JusticeIt was George Washington who, in his farewell address, explained, “Of all the dispositions and habits which lead to political prosperity, religion and morality are indispensable supports.”[1] It was John Adams who, in a letter to Zabdiel Adams, said, “It is religion and morality alone, which can establish the principles upon which freedom can securely stand.”[2] It was Benjamin Franklin who, in a letter to the Abbés Chalut and Arnaud, wrote, “Only a virtuous people are capable of freedom. As nations become corrupt and vicious, they have more need of masters.”[3] The founding fathers of this country saw a rich and deep connection between morality and freedom. And rightly so. As Os Guinness points out:

Sustainable freedom depends on the character of the rulers and the ruled alike, and on the vital trust between them – both of which are far more than a matter of law. The Constitution, which is the foundational law of the land, should be supported and sustained by the faith, character and virtue of the entire citizenry, which comprises its moral constitution, or habits of the heart.[4]

A freedom that lacks morality is not a freedom that will last long. It will hemorrhage to death by the hand of its own hedonism. The founding fathers knew this.

Sadly, for all the concern that many of our founding fathers devoted to morality, ethics, and virtue, their concern did not always translate into active efforts toward justice. The failure to fight the institution of slavery and the racism behind it is just one of the many blights on this country’s history. In such instances, morality needed a push from democracy to blossom into justice, which is a sad twist of irony, considering this nation’s very charter has in its preamble its intention to “establish justice.”

The tragic reality is that our treatment of morality and justice has been and continues to be deeply schizophrenic. We persistently seek to separate one from the other. The philosophical and, for that matter, theological reality, however, is that morality and justice are inextricable concomitants of each other. This is why, in Scripture, we are treated both to warnings against those who “pervert the grace of our God into a license for immorality” (Jude 4) and to warnings against those who “devise injustice, and … mete out violence on the earth” (Psalm 58:2). Morality and justice go together.

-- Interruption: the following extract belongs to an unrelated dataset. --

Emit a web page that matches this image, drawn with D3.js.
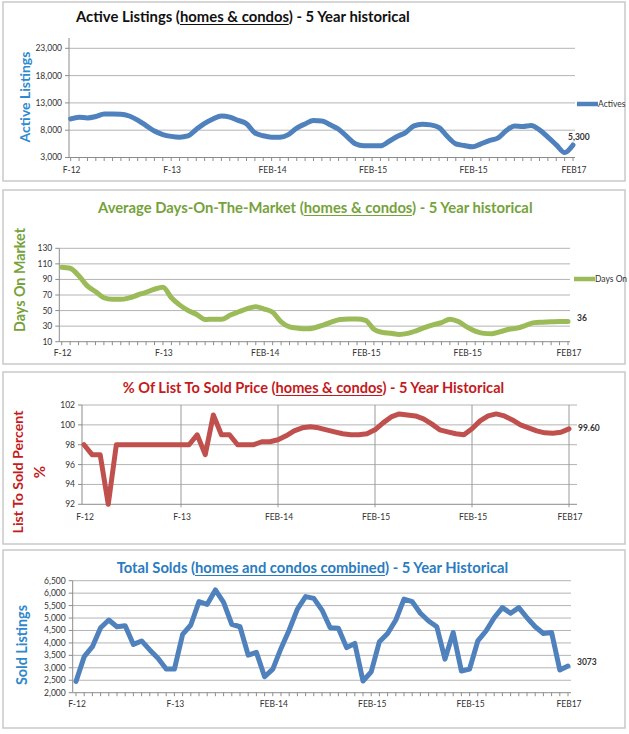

Currently, I am concerned that, just as in the earlier days of our nation many preached a morality without justice, we have now moved into a time where many are preach justice while eschewing any steadying moral tiller. For instance, the sexual revolution, culminating in the legalization of abortion in 1973, was hailed by proponents as part of an inexorable march of justice toward freedom. No longer could people be told what to do in their bedrooms or with their bodies! The dragon of old-fashioned, constrictive sexual morality and its connection to marriage had finally been slain and severed. What happened? Those in economically depressed areas of this country found themselves economically oppressed by a new set of sexual freedoms as they had lots of children born outside of old-fashioned, constrictive marriages and, it turns out, born outside of the economic stability these old-fashioned, constrictive marriages afforded. Not even legalized abortion could stem the tide of out-of-wedlock births. It seems as though sexual justice, when ripped from its moorings of sexual morality, only boomeranged back to further perpetuate another kind of injustice – that of economic injustice.

Before we clamor for justice, we should always ask, “Is this justice moral?” And before we pontificate on morality, we should always ask, “Am I willing to turn my moral words into just actions?” Both are needed. Both are Scriptural. But neither are easy. And in a socio-political system where we all too often look for easy, or at least broadly palatable, answers to our society’s most difficult challenges, I’m afraid the hard hurdle of both justice and morality is one few are willing to try to jump.

___________________________________

[1] George Washington, Farewell Address (1796).

[2] John Adams, Letter to Zabdiel Adams (6.21.1776).

[3] Benjamin Franklin, Letter to the Abbés Chalut and Arnaud (4.17.1787).

[4] Os Guinness, A Free People’s Suicide: Sustainable Freedom and the American Future (Downer’s Grove: InterVarsity Press, 2012), 99.